Considérant le problème sous un angle historique et géographique, Pichette en analyse les contours politiques pour apporter une lecture au paradoxe saisissant qui entoure cette coutume : oubliée dans son foyer d’origine et dans les centres, elle ne fait pas moins preuve de vitalité dans les marges, les périphéries et au sein des minorités. À partir de là, l’auteur propose la métaphore du limaçon pour envisager l’hypothèse d’une « séparation » entre la tradition et son foyer de naissance. Ainsi perçue, la tradition serait pour son foyer originel ce que la carapace est pour l’escargot. Pour autant, Pichette précise que la marge n’a nullement le monopole de la tradition. Pour preuve, le centre se nourrit de toute une politique de conservation et de protection de la tradition. Si donc « la part de la marge pour la vitalité de la tradition est un fait incontestable, celle du centre pour leur protection » demeure une réalité tangible.
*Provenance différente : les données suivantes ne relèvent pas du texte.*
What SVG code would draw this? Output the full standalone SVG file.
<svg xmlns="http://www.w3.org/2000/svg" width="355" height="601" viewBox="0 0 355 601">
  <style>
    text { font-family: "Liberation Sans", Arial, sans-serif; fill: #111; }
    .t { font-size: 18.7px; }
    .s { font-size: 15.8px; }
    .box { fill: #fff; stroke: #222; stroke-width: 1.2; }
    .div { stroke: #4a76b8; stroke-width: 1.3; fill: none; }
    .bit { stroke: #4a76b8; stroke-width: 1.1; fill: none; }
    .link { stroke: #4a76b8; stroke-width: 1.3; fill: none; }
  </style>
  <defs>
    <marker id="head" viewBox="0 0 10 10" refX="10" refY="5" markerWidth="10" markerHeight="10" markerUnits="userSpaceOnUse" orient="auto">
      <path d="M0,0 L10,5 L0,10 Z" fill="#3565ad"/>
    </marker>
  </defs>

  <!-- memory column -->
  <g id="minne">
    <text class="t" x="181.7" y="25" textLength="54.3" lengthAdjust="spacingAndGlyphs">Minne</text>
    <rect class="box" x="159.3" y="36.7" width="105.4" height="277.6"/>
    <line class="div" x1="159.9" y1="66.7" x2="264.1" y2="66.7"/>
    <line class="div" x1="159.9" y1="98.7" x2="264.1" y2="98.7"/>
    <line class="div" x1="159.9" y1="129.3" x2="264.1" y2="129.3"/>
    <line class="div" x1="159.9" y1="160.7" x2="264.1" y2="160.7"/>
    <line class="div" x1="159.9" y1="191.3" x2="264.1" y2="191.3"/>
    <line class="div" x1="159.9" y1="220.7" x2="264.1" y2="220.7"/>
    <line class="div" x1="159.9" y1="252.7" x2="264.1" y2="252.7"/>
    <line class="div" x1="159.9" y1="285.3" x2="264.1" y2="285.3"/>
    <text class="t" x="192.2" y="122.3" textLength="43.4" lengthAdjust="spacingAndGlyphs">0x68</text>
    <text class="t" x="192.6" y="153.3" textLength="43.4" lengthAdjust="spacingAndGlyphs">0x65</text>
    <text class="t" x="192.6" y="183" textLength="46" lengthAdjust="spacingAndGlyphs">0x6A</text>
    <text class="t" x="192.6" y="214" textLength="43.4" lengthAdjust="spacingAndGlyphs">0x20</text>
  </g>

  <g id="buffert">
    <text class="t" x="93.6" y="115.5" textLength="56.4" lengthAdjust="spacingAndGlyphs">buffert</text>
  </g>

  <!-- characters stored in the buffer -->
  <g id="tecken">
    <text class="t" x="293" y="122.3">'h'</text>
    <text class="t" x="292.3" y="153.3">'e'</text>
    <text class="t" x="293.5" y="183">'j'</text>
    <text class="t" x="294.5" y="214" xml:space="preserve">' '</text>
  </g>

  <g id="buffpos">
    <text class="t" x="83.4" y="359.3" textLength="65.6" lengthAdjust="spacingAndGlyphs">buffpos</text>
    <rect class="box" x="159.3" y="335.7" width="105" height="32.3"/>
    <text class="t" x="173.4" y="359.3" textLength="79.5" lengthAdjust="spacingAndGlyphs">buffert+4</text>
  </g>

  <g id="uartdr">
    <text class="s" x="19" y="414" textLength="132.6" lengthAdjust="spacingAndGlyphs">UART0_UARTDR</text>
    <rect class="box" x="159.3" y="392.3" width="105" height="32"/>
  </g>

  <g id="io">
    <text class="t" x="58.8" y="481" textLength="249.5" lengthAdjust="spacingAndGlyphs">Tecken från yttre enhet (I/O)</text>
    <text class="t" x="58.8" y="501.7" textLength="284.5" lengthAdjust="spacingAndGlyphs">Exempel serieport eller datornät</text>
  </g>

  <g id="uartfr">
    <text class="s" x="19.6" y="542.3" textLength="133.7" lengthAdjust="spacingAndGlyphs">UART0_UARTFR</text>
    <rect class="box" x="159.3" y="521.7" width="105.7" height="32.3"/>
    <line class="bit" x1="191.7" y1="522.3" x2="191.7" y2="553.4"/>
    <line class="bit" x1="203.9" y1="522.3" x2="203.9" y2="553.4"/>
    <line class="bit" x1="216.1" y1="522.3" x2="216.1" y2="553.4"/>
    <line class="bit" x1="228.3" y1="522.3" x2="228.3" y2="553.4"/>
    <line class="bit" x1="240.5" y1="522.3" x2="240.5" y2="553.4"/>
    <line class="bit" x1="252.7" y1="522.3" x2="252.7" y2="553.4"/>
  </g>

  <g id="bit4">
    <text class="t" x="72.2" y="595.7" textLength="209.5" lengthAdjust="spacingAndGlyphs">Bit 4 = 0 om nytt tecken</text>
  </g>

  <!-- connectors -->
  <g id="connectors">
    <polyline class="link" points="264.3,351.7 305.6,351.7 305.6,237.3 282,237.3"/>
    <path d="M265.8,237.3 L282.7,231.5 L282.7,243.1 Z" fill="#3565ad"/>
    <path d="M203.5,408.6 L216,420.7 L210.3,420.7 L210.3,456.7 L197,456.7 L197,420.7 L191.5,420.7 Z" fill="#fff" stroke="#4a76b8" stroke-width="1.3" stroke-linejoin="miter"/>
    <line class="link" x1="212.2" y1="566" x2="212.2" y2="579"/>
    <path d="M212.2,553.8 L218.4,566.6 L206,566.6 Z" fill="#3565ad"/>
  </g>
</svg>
Pichette nuance davantage son propos en indiquant que tous les peuples émigrés n’ont pas réussi à conserver toutes les traditions du pays d’origine. Dans certains cas, il y a bien « déperdition » et donc « érosion de la tradition » chez les populations immigrées. Le principe du limaçon est tout sauf infaillible. En revanche, il est plus probable que la tradition reste un levier de résistance dans les marges plutôt qu’ailleurs.

Ce livre est d’un grand intérêt anthropologique, même si un petit développement sur les « intermédiaires culturels » et les « diffuseurs institutionnels » qui assurent la promotion de cette coutume aurait été un plus. Beaucoup de travaux ont montré le rôle qu’ont joué les intermédiaires dans la revitalisation de traditions de danse. C’est le cas en Afrique du Nord, notamment dans le Rif marocain, où Raymond Jamous (1981) a montré le rôle clé joué par les jeunes dans la perpétuation de « la danse du sultan commandeur des croyants ». C’est également le cas en Tunisie, où les ouvriers se sont distingués dans la promotion d’une danse qu’on appelle le Rboukh.